How to Teach English as a Foreign Language (TEFL) – for newbies
Here’s the challenge, how to explain what us TEFLers do in the classroom and how you can do it too.
In less than million words? Maybe impossible, but we will try.
First, know that teaching English is not rocket science and that there is a specific methodology that truly helps your students learn English. Without it you are usually wasting their time and money. And you are being a fake teacher. Because you can speak English, does NOT mean you can teach English. Many of us who started out without TEFL teacher training saw a huge difference in the performance of our students as soon as we got some real training.
Here’s how it works. Here is how to teach English as a foreign language. And know that teaching EFL is different than teaching English to students for whom English is their native language.
Here we go . . . these examples are for a simple “conversation” class, where emphasis is on the students using language as much as possible and talking to each during the class.
First we need to motivate our students, so we are going to talk about something that interests them, usually using language functions, such as Asking and Answering Questions about ________. Fill in the blank. Ask your students what they enjoy talking about. Sports, music, movies, celebrities, their job, their hobbies? If the lesson is focused on what they like to talk about, they will likely pay better attention and they will retain (keep) what you taught for a longer period of time. It will stick in their brain.
Okay, so now we have their attention…
Once we have a good topic, we put it into an EFL lesson plan using EFL teaching methodology. Done deal!
Not quite that easy. TEFL methodology and lesson planning is usually where we plan exactly what words and phrases we are going to teach the students.
First, we plan how we are going to present and teach that new language to them using the ask/answer topic we decided earlier. Often this is several rounds of listen and repeat so they can practice listening to the language and practice the pronunciation. If you have studied a foreign language before, you know that it can sometimes sound like confused noise – no words at all. But after you listen several times, you start to get it. The second or third or even fourth time, you start to hear the individual words.
Then we have them practice asking and answering those same questions back and forth with each other using exactly what we taught them earlier.
Next, we plan how they will practice what we have taught them. That will help them get comfortable with the language and help them remember it. That usually means just having them practice ASKing and ANSWERing (remember functions from above) the questions and answers we just taught them.
For this section we will give them a few extra alternatives for practice, once they feel comfortable with the basics that we already taught them. We just add a few variations of the questions and answers and they practice those. Easy! Here it is important that they TALK A LOT. That means student talk. Not teacher talk. The teacher is not the star in an EFL classroom. The student is the star. It is a student-centered classroom.
Finally, in the last stage of a lesson, we have the students apply the language we taught them, that they just practiced and now we have them talk about their own life. Their own interests, jobs, hobbies – using that new language. Here they produce some new sentences using the pieces we gave them and that they practiced before.

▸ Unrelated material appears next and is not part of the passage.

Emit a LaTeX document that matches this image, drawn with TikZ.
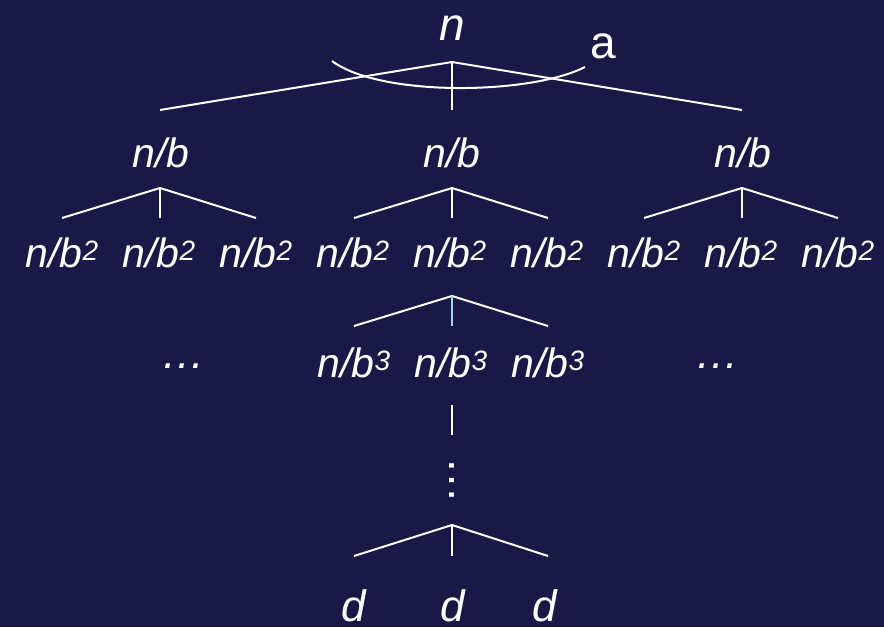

We taught it, they practiced it and how they create new usages of the language to talk about themselves. Who doesn’t like to talk about themselves? It creates motivation and helps the student retain the language in their long-term memory.
There you go.
That’s how to teach English as a foreign language.
Of course, before the start of formal teaching of a class you might play a word game using the language you taught in the previous class (to help them remember and retain that language) and at the end of this class you might play a word game using the language from the current class. It’s good to have a bit of fun at the start and end of the class so people arrive and depart happy and laughing. It helps motivate your learners. Of course, the stuff in the middle can be fun too!
That’s the quick and dirty basics how to teach English. On this website you will see a huge amount of FREE TEFL training material to help you get past the basics and become an excellent teacher.
Just one last fast thing: Look back over this article and see that we have underlined and bolded THREE words: Present, Practice and Produce.
One of the most common TEFL methodologies is call PPP, from Present, Practice and Produce. NOW, without really trying you have have learned and understand more English teaching methodology than 50% of the (untrained) English teachers out there in the schools.
I hope you see from just this short little article, how even just a little bit of TEFL training can really improve your teaching skills.